Discussion after the film featuring filmmakers Kurt Orderson and Trupania Bonner, urbanist and advocate Sue Mobley, and artist and organizer kai lumumba barrow, moderated by Charmel Gaulden.
NOT IN MY NEIGHBOURHOOD FILM SUMMARY:
Not in my Neigbourhood depicts citizens on the frontlines of intersectional struggles against gentrification in three cities.
The film follows the daily struggles, trials and triumphant moments, as residents try to shape the cities they live in from the bottom up.
Over 3 years South African filmmaker Kurt Orderson followed the anti-gentrification and police brutality monitoring collective Copwatch in New York, occupation movements in Sao Paulo, and gentrification in Woodstock, Cape Town. Making connections through the inter-generational stories of people fighting for the right to their city, Not in my Neighbourhood takes the viewer on a journey into the everyday lives of community members and how they experience and battle the violence of displacement on a daily basis.
Kurt Orderson is an award-winning filmmaker from Cape Town, South Africa. He has worked for the South African Broadcasting Corporation, producing, shooting and directing magazine shows and numerous documentaries for television. He is the founder and director of Azania Rizing, a production company that aims to inspire young people through creative storytelling about Africa and African Diasporas. The company has aims at mapping the influence of African legacies around the world to facilitate international dialogue by linking local and global stories. Kurt has directed and produced multiple documentaries and narrative films that have screened at international film festivals and on various broadcasts outlets.
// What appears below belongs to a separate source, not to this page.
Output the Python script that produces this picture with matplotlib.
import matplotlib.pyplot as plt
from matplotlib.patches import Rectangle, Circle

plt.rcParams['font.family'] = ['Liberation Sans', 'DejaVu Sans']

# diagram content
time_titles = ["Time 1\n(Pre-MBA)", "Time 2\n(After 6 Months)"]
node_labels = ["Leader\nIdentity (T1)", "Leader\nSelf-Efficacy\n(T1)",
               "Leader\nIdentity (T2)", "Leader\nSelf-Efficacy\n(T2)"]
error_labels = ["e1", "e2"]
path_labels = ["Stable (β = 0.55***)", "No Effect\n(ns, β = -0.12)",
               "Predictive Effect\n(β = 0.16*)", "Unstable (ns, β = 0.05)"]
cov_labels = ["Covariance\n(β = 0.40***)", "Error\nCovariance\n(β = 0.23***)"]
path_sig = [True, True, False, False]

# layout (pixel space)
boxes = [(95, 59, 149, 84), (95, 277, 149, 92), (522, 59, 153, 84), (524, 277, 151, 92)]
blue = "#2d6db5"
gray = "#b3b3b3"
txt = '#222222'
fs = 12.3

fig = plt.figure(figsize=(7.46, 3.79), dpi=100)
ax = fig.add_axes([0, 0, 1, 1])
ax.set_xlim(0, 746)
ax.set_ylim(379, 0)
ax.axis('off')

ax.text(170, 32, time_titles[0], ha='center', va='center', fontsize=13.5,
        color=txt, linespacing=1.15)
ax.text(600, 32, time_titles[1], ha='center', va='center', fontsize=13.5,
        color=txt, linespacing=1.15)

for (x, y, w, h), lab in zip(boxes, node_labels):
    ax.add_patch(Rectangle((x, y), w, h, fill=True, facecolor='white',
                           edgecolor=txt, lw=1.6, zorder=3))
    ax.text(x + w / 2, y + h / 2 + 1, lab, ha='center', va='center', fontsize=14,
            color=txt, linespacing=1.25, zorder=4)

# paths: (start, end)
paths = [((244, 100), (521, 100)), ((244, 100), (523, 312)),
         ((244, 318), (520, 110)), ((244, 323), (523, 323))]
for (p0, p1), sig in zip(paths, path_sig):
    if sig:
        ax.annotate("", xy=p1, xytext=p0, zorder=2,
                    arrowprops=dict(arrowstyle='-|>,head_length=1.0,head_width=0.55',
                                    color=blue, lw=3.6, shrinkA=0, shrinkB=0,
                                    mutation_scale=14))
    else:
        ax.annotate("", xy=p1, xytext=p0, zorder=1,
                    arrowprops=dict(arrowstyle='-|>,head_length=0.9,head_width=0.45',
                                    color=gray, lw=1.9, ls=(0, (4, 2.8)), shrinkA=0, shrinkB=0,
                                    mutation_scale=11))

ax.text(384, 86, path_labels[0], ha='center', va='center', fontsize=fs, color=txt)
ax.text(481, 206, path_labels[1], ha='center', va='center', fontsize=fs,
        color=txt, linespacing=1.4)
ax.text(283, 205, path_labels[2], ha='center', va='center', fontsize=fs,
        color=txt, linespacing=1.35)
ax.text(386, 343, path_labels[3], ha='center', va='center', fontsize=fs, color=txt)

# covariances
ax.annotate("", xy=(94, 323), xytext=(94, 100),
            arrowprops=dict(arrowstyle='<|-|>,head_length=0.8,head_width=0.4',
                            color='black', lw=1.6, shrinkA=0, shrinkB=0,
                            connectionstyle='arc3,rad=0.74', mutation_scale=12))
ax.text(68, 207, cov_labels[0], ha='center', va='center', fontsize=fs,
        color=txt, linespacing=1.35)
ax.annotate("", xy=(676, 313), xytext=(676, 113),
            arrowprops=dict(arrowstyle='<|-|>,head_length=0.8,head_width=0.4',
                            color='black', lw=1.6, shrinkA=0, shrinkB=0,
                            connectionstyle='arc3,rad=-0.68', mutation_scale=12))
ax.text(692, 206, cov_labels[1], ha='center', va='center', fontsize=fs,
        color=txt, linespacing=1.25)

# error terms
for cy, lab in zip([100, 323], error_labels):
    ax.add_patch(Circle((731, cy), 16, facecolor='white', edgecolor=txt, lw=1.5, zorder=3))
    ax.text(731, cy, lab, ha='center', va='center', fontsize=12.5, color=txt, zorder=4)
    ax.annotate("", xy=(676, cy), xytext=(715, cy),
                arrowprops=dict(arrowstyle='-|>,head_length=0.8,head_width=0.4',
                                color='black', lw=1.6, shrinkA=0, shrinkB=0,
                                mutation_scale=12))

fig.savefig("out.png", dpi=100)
Trupania Bonner is an organizer, award-winning filmmaker, and director of Crescent City Media Group based in New Orleans, LA. For nearly ten years, Trupania has worked at the intersection of film, civic engagement and social change throughout the South. In 2013, Trupania was selected as a National Micro-Fest Fellow and as an Aspen Ideas Festival Scholar in 2012 honoring Trupania’s innovative approach to community building and voter engagement. From 2008-2012, he served as Executive Director of Moving Forward Gulf Coast, Inc., a community-based organization building potential in communities of color across the Gulf Coast. Trupania currently serves on the board of Project South, the 2025 National Black Men and Boys Network, and the National Men Against Violence Network. Crescent City Media Group anchors communication projects for the Southern Movement Alliance.
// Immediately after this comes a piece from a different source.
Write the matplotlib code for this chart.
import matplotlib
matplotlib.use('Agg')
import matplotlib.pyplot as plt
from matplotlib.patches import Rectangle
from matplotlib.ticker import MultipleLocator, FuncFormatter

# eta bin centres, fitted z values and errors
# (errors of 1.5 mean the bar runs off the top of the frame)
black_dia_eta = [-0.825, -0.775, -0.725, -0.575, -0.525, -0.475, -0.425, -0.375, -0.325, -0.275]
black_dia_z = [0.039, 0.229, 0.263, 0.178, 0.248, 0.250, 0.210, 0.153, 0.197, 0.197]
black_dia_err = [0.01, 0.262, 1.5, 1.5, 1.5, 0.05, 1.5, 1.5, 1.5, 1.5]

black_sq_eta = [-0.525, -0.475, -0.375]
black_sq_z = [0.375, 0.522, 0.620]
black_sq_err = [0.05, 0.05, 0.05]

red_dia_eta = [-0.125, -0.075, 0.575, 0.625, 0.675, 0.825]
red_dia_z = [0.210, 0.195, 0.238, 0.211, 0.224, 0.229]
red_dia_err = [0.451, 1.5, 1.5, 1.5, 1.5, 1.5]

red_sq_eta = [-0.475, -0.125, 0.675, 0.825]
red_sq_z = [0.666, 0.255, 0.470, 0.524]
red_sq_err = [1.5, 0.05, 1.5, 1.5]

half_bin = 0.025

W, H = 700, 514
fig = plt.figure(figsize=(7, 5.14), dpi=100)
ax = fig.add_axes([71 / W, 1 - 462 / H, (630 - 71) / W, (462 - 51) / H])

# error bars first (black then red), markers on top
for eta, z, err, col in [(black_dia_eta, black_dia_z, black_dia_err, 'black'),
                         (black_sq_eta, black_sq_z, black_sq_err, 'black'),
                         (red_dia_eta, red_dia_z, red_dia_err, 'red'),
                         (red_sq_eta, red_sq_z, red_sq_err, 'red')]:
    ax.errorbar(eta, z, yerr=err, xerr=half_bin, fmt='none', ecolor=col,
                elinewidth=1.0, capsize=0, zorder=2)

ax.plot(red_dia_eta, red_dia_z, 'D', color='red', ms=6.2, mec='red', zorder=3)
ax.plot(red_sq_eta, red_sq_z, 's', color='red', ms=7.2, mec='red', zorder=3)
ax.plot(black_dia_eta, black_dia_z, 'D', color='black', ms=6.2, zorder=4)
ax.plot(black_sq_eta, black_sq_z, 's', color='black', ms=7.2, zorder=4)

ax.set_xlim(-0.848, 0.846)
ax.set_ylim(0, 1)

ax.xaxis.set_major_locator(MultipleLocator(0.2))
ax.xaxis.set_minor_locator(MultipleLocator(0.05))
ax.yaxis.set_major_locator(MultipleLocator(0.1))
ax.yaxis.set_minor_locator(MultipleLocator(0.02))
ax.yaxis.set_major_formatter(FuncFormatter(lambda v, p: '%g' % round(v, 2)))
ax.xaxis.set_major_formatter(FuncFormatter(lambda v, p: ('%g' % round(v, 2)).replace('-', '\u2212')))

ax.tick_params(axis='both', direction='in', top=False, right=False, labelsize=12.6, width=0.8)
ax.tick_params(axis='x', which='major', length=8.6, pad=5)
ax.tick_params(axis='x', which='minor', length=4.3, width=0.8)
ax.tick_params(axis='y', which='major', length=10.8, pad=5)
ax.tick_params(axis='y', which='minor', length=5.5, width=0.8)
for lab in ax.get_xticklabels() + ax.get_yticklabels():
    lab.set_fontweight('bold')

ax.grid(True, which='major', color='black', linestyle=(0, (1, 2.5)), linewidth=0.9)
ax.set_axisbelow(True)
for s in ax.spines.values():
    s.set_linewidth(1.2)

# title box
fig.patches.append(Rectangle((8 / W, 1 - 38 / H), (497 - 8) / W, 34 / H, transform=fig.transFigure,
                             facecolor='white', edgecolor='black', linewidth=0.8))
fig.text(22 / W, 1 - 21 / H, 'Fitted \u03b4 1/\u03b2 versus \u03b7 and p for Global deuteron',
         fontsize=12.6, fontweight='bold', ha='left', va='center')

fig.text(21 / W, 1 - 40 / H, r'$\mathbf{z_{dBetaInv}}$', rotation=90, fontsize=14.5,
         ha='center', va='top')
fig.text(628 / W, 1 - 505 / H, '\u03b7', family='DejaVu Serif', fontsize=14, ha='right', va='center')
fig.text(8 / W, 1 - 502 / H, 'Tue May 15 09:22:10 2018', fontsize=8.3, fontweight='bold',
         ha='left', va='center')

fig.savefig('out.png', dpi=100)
Since the late 1970s, kai lumumba barrow has been an inspirational figure in abolitionist grassroots organizing in the United States: she is one of the founders of Critical Resistance, a prison industrial complex-abolitionist organization. She has played a leadership role in groups such as the Provisional Government of the Republic of New Afrika; the Malcolm X Grassroots Movement; the Black Panther Newspaper Committee; FIERCE! INCITE! UBUNTU; SONG, and Queers for Economic Justice (to name but a few). In 2010 kai formed Gallery Of The Streets. kai’s work fuses public art and organizing for social change to reconfigure the familiar and generate new ideas against the oppression of existing conditions.
Sue Mobley is a New Orleans based urbanist, organizer, and advocate. Co-Director of the public art and public history project Paper Monuments, she splits time between Tulane’s Small Center and Colloqate Design, a non-profit design justice practice.
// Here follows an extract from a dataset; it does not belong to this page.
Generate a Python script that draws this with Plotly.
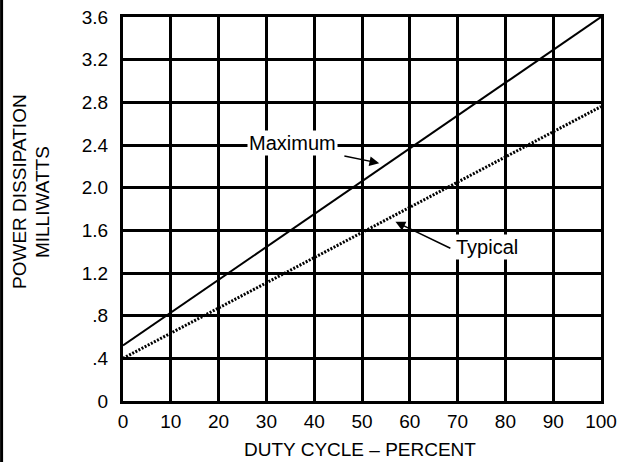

Founded in 2004 by New Orleans artists and activists, PATOIS has premiered hundreds of powerful social justice-oriented films from around the world while highlighting brilliant local filmmakers and vital local grassroots organizations. PATOIS is dedicated to nurturing the New Orleans' human rights community, supporting the work of local organizers and organizations involved in these struggles, and providing a forum for artistic expression of local and international issues.
In addition to the film festival every spring, PATOIS hosts a variety of community screenings, workshops and organizing events all year. Because Patois has always prioritized community accountability, we curate our programming in consultation with a range of New Orleans’ grassroots organizations and community members.
ABOUT Jane Place Neighborhood Sustainability Initiative:
JPNSI is a Community Land Trust (CLT) and housing rights organization committed to creating sustainable, democratic, and economically just neighborhoods and communities in New Orleans. For nearly 10 years we've worked to increase the range of affordable housing options available to low and moderate income residents and advocating for housing justice across the city.
ABOUT Gallery of the Streets:
Gallery of the Streets is an evolving network of artists, activists, organizers, scholars, cultural workers, and community supporters committed to exploring radical possibilities within Black geographies “engage everyday spaces as sites of resistance.” Using Black Feminist Theory as a point of departure, we work from a principle of “revolutionary nomadism” to create temporary site-specific installations and performances that are rooted in community collaboration and democratic processes.
ABOUT Anti-Gentrification Action Group of European Dissent:
European Dissent is a group of white people organizing for collective liberation from racism as part of a multiracial movement for a more just society. ED's Anti-Gentrification Action Group (AGAG) works to analyze how white people can effectively engage in organizing against gentrification in their personal, political, familial, and communal lives.